Thursday, November 12, 2009

Milk; It Does a Body Good, but Not That Good

Interesting post in the Weighty Matters blog post about the milk industry's claims regarding milk and the ability for it to help you lose weight.

I've heard the claims about milk helping you to lose weight. It was another one of those "read it a few times and filed it away" things I do.

The thing is that milk, like any other large industry (oil, restaurants, tobacco, corn,...anyone with a lobbying group wooing your congressional representatives) has their own media spinners working hard to get you, Joe Sixpack, to know just enough to associate their lobby interest with rainbows and gummi bears when you hear about their interest. They spend a lot of money on public relations companies. to get their message out there to influence you.

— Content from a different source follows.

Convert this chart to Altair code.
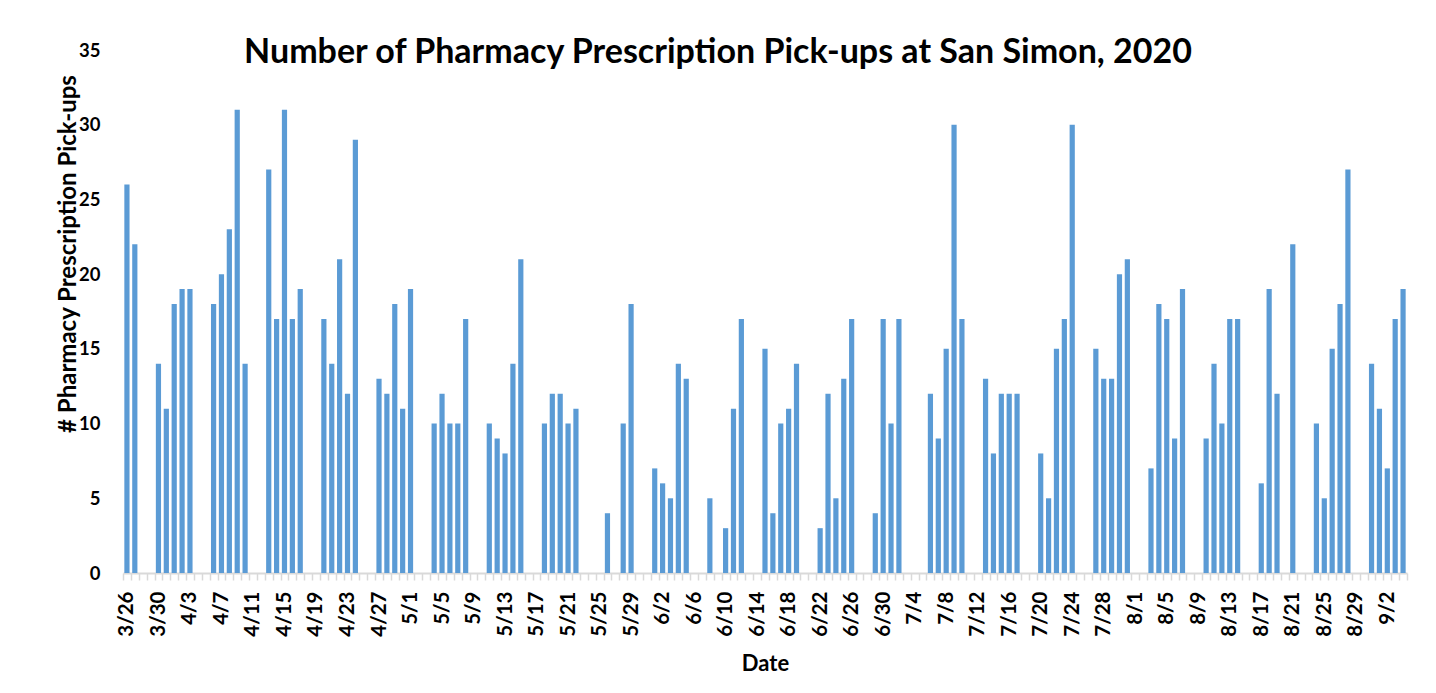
import altair as alt
import pandas as pd

# Categories: one bar slot per calendar day, 3/26/2020 .. 9/4/2020
DATES = [f"{d.month}/{d.day}" for d in pd.date_range("2020-03-26", "2020-09-04", freq="D")]

# Number of pick-ups per day (0 = no bar)
PICKUPS = [
    26, 22, 0, 0, 14, 11, 18, 19, 19, 0, 0,          # 3/26 - 4/5
    18, 20, 23, 31, 14, 0, 0,                        # 4/6 - 4/12
    27, 17, 31, 17, 19, 0, 0,                        # 4/13 - 4/19
    17, 14, 21, 12, 29, 0, 0,                        # 4/20 - 4/26
    13, 12, 18, 11, 19, 0, 0,                        # 4/27 - 5/3
    10, 12, 10, 10, 17, 0, 0,                        # 5/4 - 5/10
    10, 9, 8, 14, 21, 0, 0,                          # 5/11 - 5/17
    10, 12, 12, 10, 11, 0, 0,                        # 5/18 - 5/24
    0, 4, 0, 10, 18, 0, 0,                           # 5/25 - 5/31
    7, 6, 5, 14, 13, 0, 0,                           # 6/1 - 6/7
    5, 0, 3, 11, 17, 0, 0,                           # 6/8 - 6/14
    15, 4, 10, 11, 14, 0, 0,                         # 6/15 - 6/21
    3, 12, 5, 13, 17, 0, 0,                          # 6/22 - 6/28
    4, 17, 10, 17, 0, 0, 0,                          # 6/29 - 7/5
    12, 9, 15, 30, 17, 0, 0,                         # 7/6 - 7/12
    13, 8, 12, 12, 12, 0, 0,                         # 7/13 - 7/19
    8, 5, 15, 17, 30, 0, 0,                          # 7/20 - 7/26
    15, 13, 13, 20, 21, 0, 0,                        # 7/27 - 8/2
    7, 18, 17, 9, 19, 0, 0,                          # 8/3 - 8/9
    9, 14, 10, 17, 17, 0, 0,                         # 8/10 - 8/16
    6, 19, 12, 0, 22, 0, 0,                          # 8/17 - 8/23
    10, 5, 15, 18, 27, 0, 0,                         # 8/24 - 8/30
    14, 11, 7, 17, 19,                               # 8/31 - 9/4
]

TICK_LABELS = [
    "3/26", "3/30", "4/3", "4/7", "4/11", "4/15", "4/19", "4/23", "4/27",
    "5/1", "5/5", "5/9", "5/13", "5/17", "5/21", "5/25", "5/29",
    "6/2", "6/6", "6/10", "6/14", "6/18", "6/22", "6/26", "6/30",
    "7/4", "7/8", "7/12", "7/16", "7/20", "7/24", "7/28",
    "8/1", "8/5", "8/9", "8/13", "8/17", "8/21", "8/25", "8/29", "9/2",
]
Y_TICKS = [0, 5, 10, 15, 20, 25, 30, 35]

df = pd.DataFrame({"date": DATES, "pickups": PICKUPS})

label_expr = (
    "indexof([" + ",".join(f"'{t}'" for t in TICK_LABELS) + "], datum.value) >= 0 ? datum.value : ''"
)

FONT = "Lato"

chart = (
    alt.Chart(df)
    .mark_bar(color="#5B9BD5", width=alt.RelativeBandSize(0.66))
    .encode(
        x=alt.X(
            "date:N",
            sort=DATES,
            scale=alt.Scale(paddingInner=0, paddingOuter=0),
            axis=alt.Axis(
                title="Date",
                labelAngle=270,
                labelExpr=label_expr,
                labelOverlap=False,
                labelFont=FONT,
                labelFontWeight="bold",
                labelFontSize=20.5,
                labelColor="black",
                labelPadding=11,
                tickBand="extent",
                tickColor="#D9D9D9",
                tickSize=7,
                tickWidth=1.5,
                domainColor="#D9D9D9",
                domainWidth=2,
                grid=False,
                titleFont=FONT,
                titleFontSize=22,
                titleFontWeight="bold",
                titleColor="black",
                titleY=97,
                titleBaseline="alphabetic",
            ),
        ),
        y=alt.Y(
            "pickups:Q",
            scale=alt.Scale(domain=[0, 35], nice=False),
            axis=alt.Axis(
                title="# Pharmacy Prescription Pick-ups",
                values=Y_TICKS,
                domain=False,
                ticks=False,
                tickSize=0,
                grid=False,
                labelPadding=23,
                labelFont=FONT,
                labelFontWeight="bold",
                labelFontSize=18.5,
                labelColor="black",
                titleFont=FONT,
                titleFontSize=24,
                titleFontWeight="bold",
                titleColor="black",
                titleX=-48,
                titleY=203.5,
                titleAngle=270,
                titleAlign="center",
                titleBaseline="alphabetic",
            ),
        ),
    )
    .properties(
        width=1284,
        height=523,
        background="white",
        title=alt.TitleParams(
            text="Number of Pharmacy Prescription Pick-ups at San Simon, 2020",
            font=FONT,
            fontSize=34,
            fontWeight="bold",
            color="black",
            anchor="middle",
            frame="group",
            dx=-47,
            dy=56,
            offset=0,
            baseline="alphabetic",
        ),
        autosize=alt.AutoSizeParams(type="none"),
        padding={"left": 115, "top": 42, "right": 21, "bottom": 110},
    )
    .configure_view(strokeWidth=0)
)

chart.save("out.html", embed_options={"renderer": "svg", "actions": False})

And it works. After all, I just said that I had heard about milk=weight loss. I don't know the mechanics, but I've heard it. They took some one-off research and turned it into a sound bite for public consumption.

The thing is that I've been stuck in the weight-loss treadmill long enough that when I look at this I see the whole thing for what it is. A sound bite for advertising their product.

As I've said before there is no magic bullet for weight loss. If drinking vitamin Yellow 13 made weight melt off or swallowing tapeworms would allow us to eat whole pizzas and maintain a perfect figure we wouldn't have an American continent that is slowly sinking into the ocean under the weight of its inhabitants. Okay, it's not really doing that. But you get the point.

Weight loss is simple in idea. Calories in greater than calories out, you store them as fat. Calories in less than calories out, you lose weight. Day to day weight varies with water retention, salt intake, biomatter in your digestive tract, etc. but averages out to your rough body weight. Weight loss "systems", if analyzed, are really just screwing with your short term caloric intake (for the most part) or giving you some "tool" for cutting down your caloric intake without thinking of those dirty words "caloric intake".

Summary: you eat too much.

Milk has fat and calories in addition to good minerals. It's not a "bad" food. The fat in it probably screws with your satiety level so you might feel fuller than you normally do, then you don't necessarily eat as much for the meal...that's possible. Fat does that. Real fat makes you feel more full so if you happen to be one of the tiny percentage of people that pay attention to how the stomach feels instead of how full the plate is then you shave 20 calories off the meal.

Is that a dramatic enough difference to justify saying it's a diet miracle food? I don't think so. I've heard similar claims about vegetables, soups, and spicy food. It still doesn't negate the fact that these things have calories and people are mostly fat out of habits, not "good food vs. bad food." These claims have a teeny tiny kernel of truth that makes the claims just good enough that you can't sue their cheerleaders paying the PR firms to tell you about them.

I'll start believing these claims when I can eat their wonderfood and then a whole pizza for a week straight and not gain any weight. Otherwise it's just another miracle cure magic bullet packaged for public consumption.